Choć kibice coraz bardziej przyznają, że chcieliby zobaczyć ponownie Marcina Różalskiego w KSW, to sam zawodnik i największa polska federacja są chyba innego zdania. „Różal” w wywiadzie z MMANews.pl przyznał, że szanse na jego powrót do okrągłej klatki są… bliskie zeru.

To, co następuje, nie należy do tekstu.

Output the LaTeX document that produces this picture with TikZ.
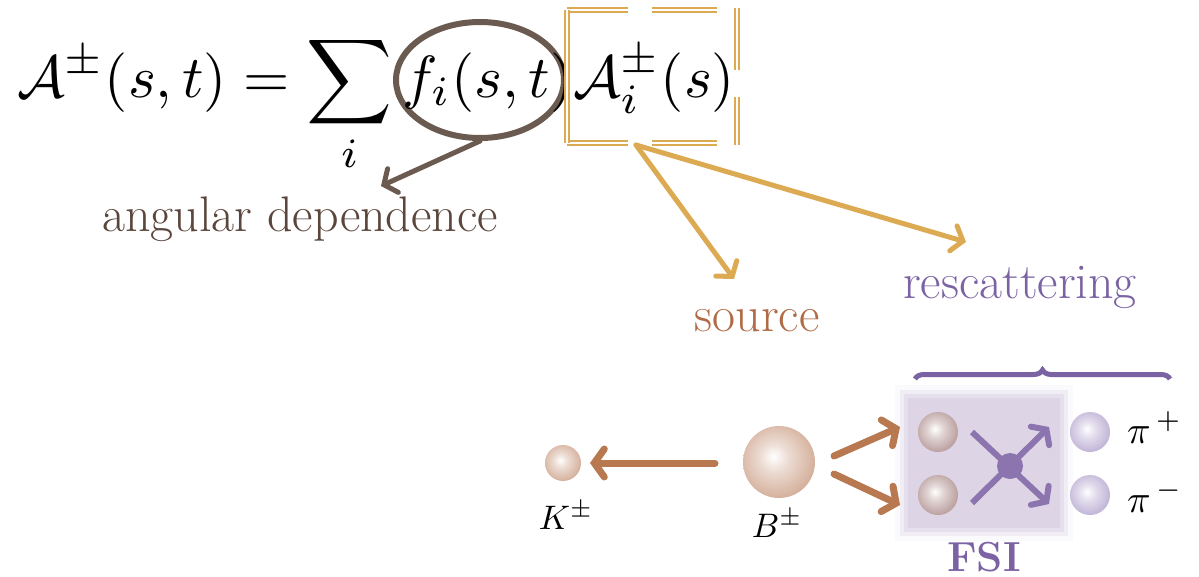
\documentclass[tikz,border=0pt]{standalone}
\usepackage{amsmath}
\usepackage{graphicx}
\usetikzlibrary{arrows.meta,shapes.geometric,decorations.pathreplacing}
\definecolor{ringbrown}{HTML}{6B5A4F}
\definecolor{angtext}{HTML}{5A463C}
\definecolor{gold}{HTML}{DBAA52}
\definecolor{srctext}{HTML}{B06A45}
\definecolor{rescol}{HTML}{7B63A3}
\definecolor{arrbrown}{HTML}{B87850}
\definecolor{kball}{HTML}{C99A80}
\definecolor{fsiball}{HTML}{A88584}
\definecolor{piball}{HTML}{B0A0CC}
\definecolor{fsibg}{HTML}{DDD4E6}
\definecolor{vertexcol}{HTML}{8C74AE}
\colorlet{mybc}{kball}
\pgfdeclareradialshading[mybc]{myball}{\pgfpoint{-4bp}{4bp}}{color(0bp)=(white); color(10bp)=(mybc!35!white); color(30bp)=(mybc!85!white); color(46bp)=(mybc); color(60bp)=(mybc)}
\tikzset{
  lab/.style={font=\fontsize{50}{60}\selectfont, inner sep=0pt, anchor=base},
  mlab/.style={inner sep=0pt, anchor=base},
  sphere/.style={circle, inner sep=0pt, minimum size=#1, shading=myball},
  bc/.code={\colorlet{mybc}{#1}},
  brarrow/.style={draw=ringbrown, line width=5pt, line cap=round, -{Straight Barb[length=10pt,width=26pt,line cap=round]}},
  goldarrow/.style={draw=gold, line width=5pt, line cap=round, -{Straight Barb[length=10pt,width=26pt,line cap=round]}},
  copperarrow/.style={draw=arrbrown, line width=7pt, line cap=round, -{Straight Barb[length=10pt,width=28pt,line cap=round]}},
  purparrow/.style={draw=vertexcol, line width=6pt, -{Straight Barb[length=9pt,width=26pt,line cap=round]}},
  gseg/.style={draw=gold, line width=2pt, double=white, double distance=2.5pt}
}
\newcommand{\plabmath}[2][3.4]{\scalebox{#1}{$#2$}}
\begin{document}
\begin{tikzpicture}[x=1pt,y=-1pt]
\useasboundingbox (0,0) rectangle (1199,576);
% ring around f_i (drawn first, behind the formula)
\node[draw=ringbrown, line width=6pt, ellipse, minimum width=168pt, minimum height=116pt] (fring) at (480,80) {};
% formula
\node[anchor=base west, inner sep=0pt] (formula) at (17,97)
  {\scalebox{5.95}{$\displaystyle \mathcal{A}^{\pm}(s,t)=\sum_i f_i(s,t)\mathcal{A}_i^{\pm}(s)$}};
% gold dashed double box
\draw[gseg] (567,10) -- (628,10);
\draw[gseg] (652,10) -- (717,10);
\draw[gseg] (567,143) -- (628,143);
\draw[gseg] (652,143) -- (717,143);
\draw[gseg] (567,10) -- (567,143);
\draw[gseg] (737,8) -- (737,70);
\draw[gseg] (737,97) -- (737,145);
\coordinate (aboxb) at (636,145);
% labels
\node[lab, text=angtext] (ang) at (300,231) {angular dependence};
\node[lab, text=srctext] (src) at (757,331) {source};
\node[lab, text=rescol] (resc) at (1020,298) {rescattering};
\coordinate (angtip) at (381,186);
\coordinate (srctip) at (734,279);
\coordinate (restip) at (966,242);
\draw[brarrow] (fring.270) -- (angtip);
\draw[goldarrow] (aboxb) -- (srctip);
\draw[goldarrow] (aboxb) -- (restip);
% brace
\draw[rescol, line width=5pt, decorate, decoration={brace, amplitude=9pt}] (915,379) -- (1170,379);
% FSI box (soft edges)
\fill[fsibg, opacity=0.15] (895,385) rectangle (1073,541);
\fill[fsibg, opacity=0.3] (900,390) rectangle (1068,536);
\fill[fsibg, opacity=0.55] (904,394) rectangle (1064,532);
\fill[fsibg] (908,398) rectangle (1060,528);
% balls
\node[sphere=36pt, bc=kball] (K) at (563,463) {};
\node[sphere=72pt, bc=kball] (B) at (779,462) {};
\node[sphere=40pt, bc=fsiball] (f1) at (938,432) {};
\node[sphere=40pt, bc=fsiball] (f2) at (938,495) {};
\node[sphere=40pt, bc=piball] (p1) at (1090,432) {};
\node[sphere=40pt, bc=piball] (p2) at (1090,495) {};
% copper arrows
\coordinate (katail) at (715,463);
\coordinate (katip) at (590,463);
\draw[copperarrow] (katail) -- (katip);
\coordinate (u1) at (834,456);
\coordinate (u2) at (900,427);
\coordinate (d1) at (834,474);
\coordinate (d2) at (900,505);
\draw[copperarrow] (u1) -- (u2);
\draw[copperarrow] (d1) -- (d2);
% vertex
\coordinate (l1) at (972,432);
\coordinate (l2) at (972,503);
\coordinate (t1) at (1049,427);
\coordinate (t2) at (1049,504);
\draw[purparrow] (l1) -- (t2);
\draw[purparrow] (l2) -- (t1);
\node[circle, fill=vertexcol, minimum size=26pt, inner sep=0pt] (vx) at (1010,466) {};
% particle labels
\node[mlab] (Kl) at (566,529) {\plabmath{K^{\pm}}};
\node[mlab] (Bl) at (777,537) {\plabmath{B^{\pm}}};
\node[mlab, anchor=base west] (pip) at (1127,443) {\plabmath[3.9]{\pi^{\,+}}};
\node[mlab, anchor=base west] (pim) at (1127,512) {\plabmath[3.9]{\pi^{\,-}}};
\node[inner sep=0pt, anchor=base, text=rescol, font=\fontsize{42}{46}\selectfont\bfseries] (fsi) at (984,571) {FSI};
\end{tikzpicture}
\end{document}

– Zero procent… Mam nadzieję. Ja nie chcę tam iść walczyć, oni nie chcą żebym tam szedł walczyć. Ale kwestia jest taka, że ja to powtarzam non stop. Jeżeli dostanę propozycję nie do odrzucenia, czyli pójdzie mega nazwisko i pójdą za tym dobre pieniądze, a ja będę miał 30 sekund na odpowiedź z czego powiedzą mi, że już 15 minęło, to ciężko powiedzieć teraz, że z tego nie skorzystam. Myślę jednak, że do tego nigdy nie dojdzie, bo ja tego nie chcę i oni nie chcą – powiedział były mistrz KSW.
Różalski ostatni pojedynek stoczył w maju 2017 roku na PGE Narodowym, gdzie w 16 sekund znokautował Fernando Rodriguesa Jr. Po wielkim triumfie z Brazylijczykiem „Różal” zwakował pas.